The latest is from Forrester’s CEO, George Colony (a card carrying member of the Those Who Can, Do. Those Who Can’t Become Consultants Club).
Colony has been drinking the Kool-Aid mixed by Sociologist Max Weber and then applied his research and analysis to Apple. The end result: Apple will decline in the post Steve Jobs era.
I know what you’re thinking, so, let me respond for you.
Yes, Apple will decline in the post Steve Jobs era. That means anytime after 2011, when the post Steve Jobs era began, Apple will decline. Maybe. Maybe we should define decline.

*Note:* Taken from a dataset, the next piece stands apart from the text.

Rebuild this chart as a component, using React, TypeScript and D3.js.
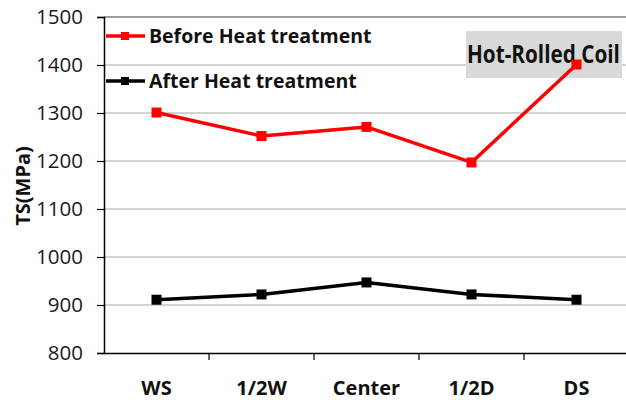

Has Microsoft declined in the post Bill Gates era? They’re making more money than ever, so by some measure, no, Microsoft has not declined. Yet, Microsoft stumbled badly in search, games, tablets, and phones. So, by another definition, Microsoft has declined. It’s still a rich company with many customers and a strong cash flow, but it’s bruised in places, damaged in others, and limping a bit.
What of Apple?
Because Apple was run by a charismatic leader who was willing to take big risks and drive his staff to unparalleled levels of performance, the company succeeded. Without Jobs, only decline remains. At least, according to Colony and Max Weber analysis and conclusion.

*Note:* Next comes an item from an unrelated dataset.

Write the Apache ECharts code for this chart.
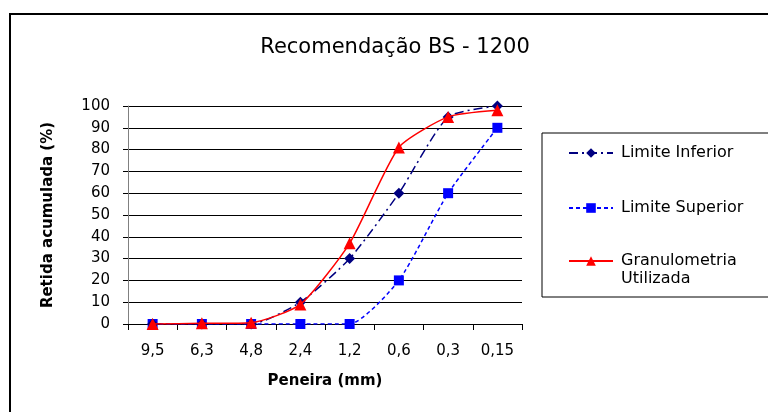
<!DOCTYPE html>
<html>
<head>
<meta charset="utf-8">
<script src="https://cdn.jsdelivr.net/npm/echarts@6/dist/echarts.min.js"></script>
<style>
  html, body { margin: 0; padding: 0; background: #fff; }
  #chart { width: 768px; height: 412px; }
</style>
</head>
<body>
<div id="chart"></div>
<script>
// Sieve sizes (mm) and cumulative retained percentages
const peneiras = ['9,5', '6,3', '4,8', '2,4', '1,2', '0,6', '0,3', '0,15'];
const limiteInferior = [0, 0, 0, 10, 30, 60, 95, 100];
const limiteSuperior = [0, 0, 0, 0, 0, 20, 60, 90];
const granulometria = [0, 0.3, 0.6, 9, 37, 81, 95, 98];

const FONT = 'DejaVu Sans';
const NOME_GRANULO = 'Granulometria Utilizada';

const chart = echarts.init(document.getElementById('chart'));

const legendBase = {
  orient: 'vertical',
  left: 563,
  itemWidth: 44,
  itemHeight: 12,
  selectedMode: false,
  textStyle: { fontFamily: FONT, fontSize: 16, color: '#000', padding: [0, 0, 0, 3] }
};

chart.setOption({
  animation: false,
  backgroundColor: '#fff',
  textStyle: { fontFamily: FONT },
  title: {
    text: 'Recomendação BS - 1200',
    left: 390,
    top: 32,
    textAlign: 'center',
    textStyle: { fontFamily: FONT, fontSize: 21, fontWeight: 'normal', color: '#000' }
  },
  graphic: [
    { type: 'rect', shape: { x: 10, y: 14, width: 780, height: 420 },
      style: { fill: 'none', stroke: '#000', lineWidth: 2 }, silent: true, z: -1 },
    { type: 'rect', shape: { x: 542, y: 133, width: 240, height: 164 },
      style: { fill: 'none', stroke: '#000', lineWidth: 1 }, silent: true, z: -1 },
    // second line of the wrapped legend label, set under the first line
    { type: 'text', left: 621, top: 271, silent: true,
      style: { text: 'Utilizada', font: '16px "DejaVu Sans"', fill: '#000' } }
  ],
  legend: [
    Object.assign({}, legendBase, { top: 140, data: ['Limite Inferior'] }),
    Object.assign({}, legendBase, { top: 195, data: ['Limite Superior'] }),
    Object.assign({}, legendBase, {
      top: 248,
      data: [NOME_GRANULO],
      formatter: name => name.split(' ')[0]
    })
  ],
  grid: { left: 128, right: 246, top: 106, bottom: 88 },
  xAxis: {
    type: 'category',
    data: peneiras,
    boundaryGap: true,
    name: 'Peneira (mm)',
    nameLocation: 'middle',
    nameGap: 50,
    nameTextStyle: { fontFamily: FONT, fontSize: 15, fontWeight: 'bold', color: '#000' },
    axisLine: { lineStyle: { color: '#000', width: 1 } },
    axisTick: { show: true, length: 6, alignWithLabel: false, lineStyle: { color: '#000' } },
    axisLabel: { margin: 20, fontFamily: FONT, fontSize: 15, color: '#000' }
  },
  yAxis: {
    type: 'value',
    min: 0,
    max: 100,
    interval: 10,
    name: 'Retida acumulada (%)',
    nameLocation: 'middle',
    nameGap: 72,
    nameTextStyle: { fontFamily: FONT, fontSize: 15, fontWeight: 'bold', color: '#000' },
    axisLine: { show: true, lineStyle: { color: '#808080', width: 1 } },
    axisTick: { show: true, length: 5, lineStyle: { color: '#000' } },
    axisLabel: { margin: 18, fontFamily: FONT, fontSize: 15, color: '#000' },
    splitLine: { show: true, lineStyle: { color: '#000', width: 1 } }
  },
  series: [
    {
      name: 'Limite Inferior',
      type: 'line',
      data: limiteInferior,
      smooth: 0.2,
      symbol: 'diamond',
      symbolSize: 11,
      color: '#000080',
      lineStyle: { color: '#000080', width: 1.5, type: [9, 4, 2, 4] },
      itemStyle: { color: '#000080' },
      z: 3
    },
    {
      name: 'Limite Superior',
      type: 'line',
      data: limiteSuperior,
      smooth: 0.2,
      symbol: 'rect',
      symbolSize: 10,
      color: '#0000FF',
      lineStyle: { color: '#0000FF', width: 1.5, type: [4, 3] },
      itemStyle: { color: '#0000FF' },
      z: 2
    },
    {
      name: NOME_GRANULO,
      type: 'line',
      data: granulometria,
      smooth: 0.2,
      symbol: 'triangle',
      symbolSize: 12,
      color: '#FF0000',
      lineStyle: { color: '#FF0000', width: 1.5 },
      itemStyle: { color: '#FF0000' },
      z: 4
    }
  ]
});
</script>
</body>
</html>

That must mean that great companies all have a charismatic leader who takes big risks and drives his company to unparalleled levels of performance. Really? All of them? I don’t think so.
What great companies have in common are great leaders. What those leaders do with their resources (people and money) may vary, but a company is led by the guy at the top. It isn’t just charisma, or sheer determination, or use of expletives whenever something isn’t perfect that drives a company to great performance.
Great leaders may be charismatic, but it isn’t a requirement. They may have a knack for design or finance or for hiring great people. Whatever it is, and the mixture of traits varies by executive and company, if they do well, the company succeeds. If not, not.
Colony predicts Apple’s decline within 24 to 48 months. That’s completely enough time to forget about yet another Forrester prognostication that missed the mark.
It doesn’t take much Googling to find out how Forrester’s research compares to reality. It’s not pretty. The company isn’t known for accurate predictions.
Colony concludes his argument with a simple prediction. “Apple will coast, then decelerate.”
Of course it will. Despite Apple’s fabulous product line and great financial results, the law of big numbers will be applied. Soon. Instead of 100-percent annual growth, it will be 75-percent. Then maybe 50-percent. That’s deceleration. Not decline.